Usually we can tease out potential problems through physical mock-ups and then testing in the field and during installation. But with each project, as I'm sure you know, you do gain lessons learned that help you with the next projects. Experience gives you an actual leg to stand on when you bring issues up.

Like I said, much of what we do at Imagineering is prototypical. It's brand-new light fixtures or technologies, or even a brand new idea of how to do something. My team has over 50 patents over the years here, which is cool.

Walt Disney invented this term, “plussing it up.” I’ll put an illusion to bed, but as Imagineers, we have to push technologies and up our game. Projectors, for instance, are constantly getting smaller and brighter, so we’re forever refreshing designs around them. Doing rehabs, “plussing it up,” provides a constant stream of work.

IESNYC: We get some jobs every year that are a very old project or a client that we've had for years needing a specific modified fixture or specialized output. And even if you have sort of the secret sauce that you designed for or your specific performance specifications, manufacturers get bought or go out of business, or a product line discontinues…. It can be a challenge to reverse-engineer something that fits previous needs with new sources.
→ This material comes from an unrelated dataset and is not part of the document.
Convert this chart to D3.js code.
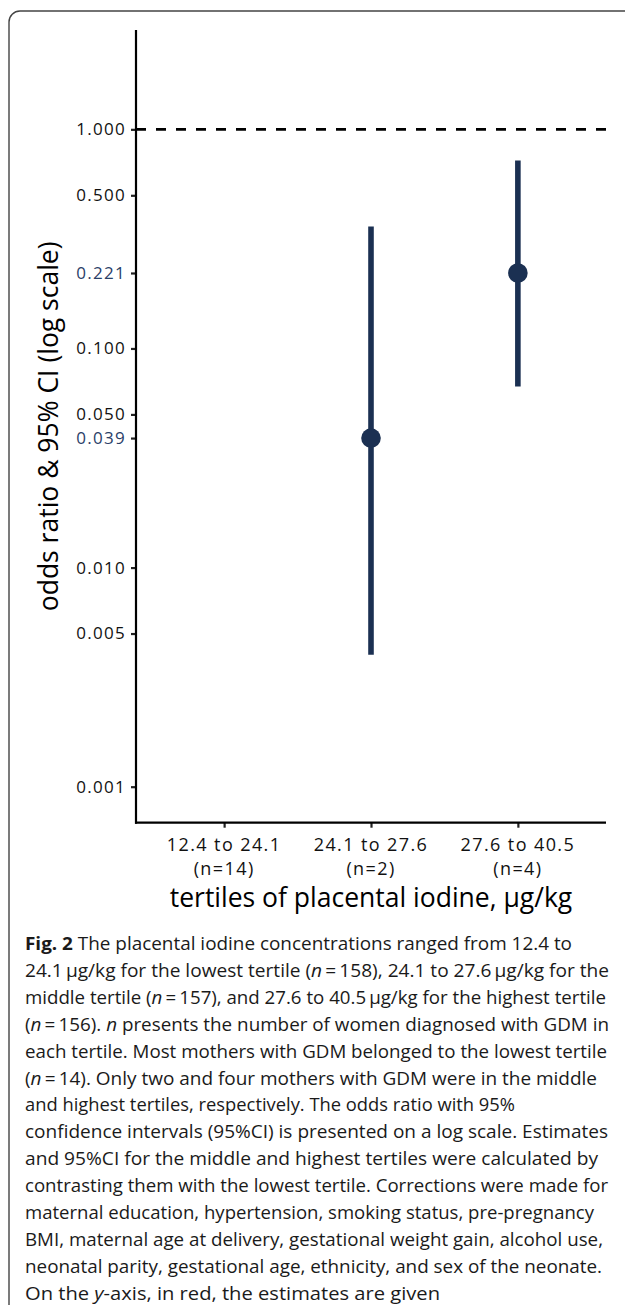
<!DOCTYPE html>
<html>
<head>
<meta charset="utf-8">
<script src="https://cdn.jsdelivr.net/npm/d3@7"></script>
<style>
  html, body { margin: 0; padding: 0; background: #fff; }
  svg { display: block; }
</style>
</head>
<body>
<svg id="chart" width="625" height="1305"></svg>
<script>
// ---- data ----
const categories = ["12.4 to 24.1", "24.1 to 27.6", "27.6 to 40.5"];
const nLabels = ["(n=14)", "(n=2)", "(n=4)"];
const estimates = [null, 0.039, 0.221];
const ciLower = [null, 0.004, 0.067];
const ciUpper = [null, 0.36, 0.72];
const yTicks = [0.001, 0.005, 0.010, 0.039, 0.050, 0.100, 0.221, 0.500, 1.000];
const highlightTicks = [0.039, 0.221];
const refValue = 1;
const yDomain = [0.000685, 2.84];

const captionLines = [
  [["b", "Fig. 2"], ["", " The placental iodine concentrations ranged from 12.4 to"]],
  [["", "24.1\u2009\u00b5g/kg for the lowest tertile ("], ["i", "n"], ["", "\u2009=\u2009158), 24.1 to 27.6\u2009\u00b5g/kg for the"]],
  [["", "middle tertile ("], ["i", "n"], ["", "\u2009=\u2009157), and 27.6 to 40.5\u2009\u00b5g/kg for the highest tertile"]],
  [["", "("], ["i", "n"], ["", "\u2009=\u2009156). "], ["i", "n"], ["", " presents the number of women diagnosed with GDM in"]],
  [["", "each tertile. Most mothers with GDM belonged to the lowest tertile"]],
  [["", "("], ["i", "n"], ["", "\u2009=\u200914). Only two and four mothers with GDM were in the middle"]],
  [["", "and highest tertiles, respectively. The odds ratio with 95%"]],
  [["", "confidence intervals (95%CI) is presented on a log scale. Estimates"]],
  [["", "and 95%CI for the middle and highest tertiles were calculated by"]],
  [["", "contrasting them with the lowest tertile. Corrections were made for"]],
  [["", "maternal education, hypertension, smoking status, pre-pregnancy"]],
  [["", "BMI, maternal age at delivery, gestational weight gain, alcohol use,"]],
  [["", "neonatal parity, gestational age, ethnicity, and sex of the neonate."]],
  [["", "On the "], ["i", "y"], ["", "-axis, in red, the estimates are given"]]
];
const captionRight = [572, 609, 606, 609, 607, 597, 515, 608, 598, 608, 594, 603, 602, 440];

// ---- layout ----
const svg = d3.select("#chart");
const panel = { left: 136, right: 606, top: 30, bottom: 822.7 };
const navy = "#1b3052";
const font = "'Open Sans', sans-serif";

// frame
svg.append("rect")
  .attr("x", 9).attr("y", 11).attr("width", 700).attr("height", 1400)
  .attr("rx", 11).attr("ry", 11)
  .attr("fill", "none").attr("stroke", "#444").attr("stroke-width", 1.4);

const x = d3.scalePoint().domain(categories).range([panel.left, panel.right]).padding(0.6);
const y = d3.scaleLog().domain(yDomain).range([panel.bottom, panel.top]);

// reference line
svg.append("line")
  .attr("x1", panel.left).attr("x2", panel.right + 3)
  .attr("y1", y(refValue)).attr("y2", y(refValue))
  .attr("stroke", "#000").attr("stroke-width", 2.6)
  .attr("stroke-dasharray", "10,10");

// y axis
const yAxis = svg.append("g")
  .attr("transform", `translate(${panel.left},0)`)
  .call(d3.axisLeft(y).tickValues(yTicks).tickFormat(d3.format(".3f")).tickSize(5).tickSizeOuter(0).tickPadding(5));
yAxis.select(".domain").remove();
yAxis.selectAll(".tick line").attr("stroke", "#222").attr("stroke-width", 2.2);
yAxis.selectAll(".tick text")
  .attr("font-family", font).attr("font-size", 17).attr("letter-spacing", "1.3px")
  .attr("fill", d => highlightTicks.includes(d) ? "#2a4068" : "#111");

// x axis
const xAxis = svg.append("g")
  .attr("transform", `translate(0,${panel.bottom})`)
  .call(d3.axisBottom(x).tickSize(5).tickSizeOuter(0).tickFormat(""));
xAxis.select(".domain").remove();
xAxis.selectAll(".tick line").attr("stroke", "#222").attr("stroke-width", 2.2);

// axis lines
svg.append("line").attr("x1", panel.left).attr("x2", panel.left)
  .attr("y1", panel.top).attr("y2", panel.bottom + 1)
  .attr("stroke", "#000").attr("stroke-width", 2.2);
svg.append("line").attr("x1", panel.left - 1).attr("x2", panel.right)
  .attr("y1", panel.bottom).attr("y2", panel.bottom)
  .attr("stroke", "#000").attr("stroke-width", 2.2);

// x tick labels
const xl = svg.append("g");
categories.forEach((c, i) => {
  const t = xl.append("text")
    .attr("x", x(c)).attr("y", panel.bottom + 28)
    .attr("text-anchor", "middle")
    .attr("font-family", font).attr("font-size", 18).attr("letter-spacing", "1.4px")
    .attr("fill", "#111");
  t.append("tspan").attr("x", x(c)).text(c);
  t.append("tspan").attr("x", x(c)).attr("dy", 24).text(nLabels[i]);
});

// axis titles
svg.append("text")
  .attr("x", (panel.left + panel.right) / 2).attr("y", 907)
  .attr("text-anchor", "middle")
  .attr("font-family", font).attr("font-size", 26.5).attr("fill", "#000")
  .text("tertiles of placental iodine, \u00b5g/kg");
svg.append("text")
  .attr("transform", `translate(58,${(panel.top + panel.bottom) / 2}) rotate(-90)`)
  .attr("text-anchor", "middle")
  .attr("font-family", font).attr("font-size", 26.5).attr("fill", "#000")
  .text("odds ratio & 95% CI (log scale)");

// error bars and points
const rows = categories.map((c, i) => ({ c, est: estimates[i], lo: ciLower[i], hi: ciUpper[i] }))
  .filter(d => d.est !== null);
svg.append("g").selectAll("line").data(rows).join("line")
  .attr("x1", d => x(d.c)).attr("x2", d => x(d.c))
  .attr("y1", d => y(d.lo)).attr("y2", d => y(d.hi))
  .attr("stroke", navy).attr("stroke-width", 5.6);
svg.append("g").selectAll("circle").data(rows).join("circle")
  .attr("cx", d => x(d.c)).attr("cy", d => y(d.est)).attr("r", 9.8)
  .attr("fill", navy);

// caption
const cap = svg.append("g");
captionLines.forEach((parts, i) => {
  const t = cap.append("text")
    .attr("x", 25).attr("y", 950 + i * 26.9)
    .attr("font-family", font).attr("font-size", 18.5).attr("fill", "#1a1a1a")
    .attr("textLength", captionRight[i] - 25)
    .attr("lengthAdjust", "spacingAndGlyphs");
  parts.forEach(([style, txt]) => {
    const s = t.append("tspan").text(txt);
    if (style === "b") s.attr("font-weight", "bold");
    if (style === "i") s.attr("font-style", "italic");
  });
});
</script>
</body>
</html>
What's the new technology you're most excited about right now?

JOSEPH: Laser-excited phosphors, which came out of car headlight technology. The light going in is high-power coherent laser light. The light coming out is extremely columnated but technically non-coherent. It has all the brightness and quality of a “white” laser, and it’s eye-safe. In my world, it’s a holy grail. It solves the stray light problem almost entirely: you're putting light precisely where you want it and nowhere else. I think architectural lighting is the next stop for this technology.

IESNYC: That's what brought us together. The parallels between the magic of light and lighting for magic turn out to be even closer than expected.

JOSEPH: Yes. Light and darkness are what we both do. There’s a lot of overlap, and I appreciate your interest in collaboration.

Disclaimer: This interview has been edited for length and clarity.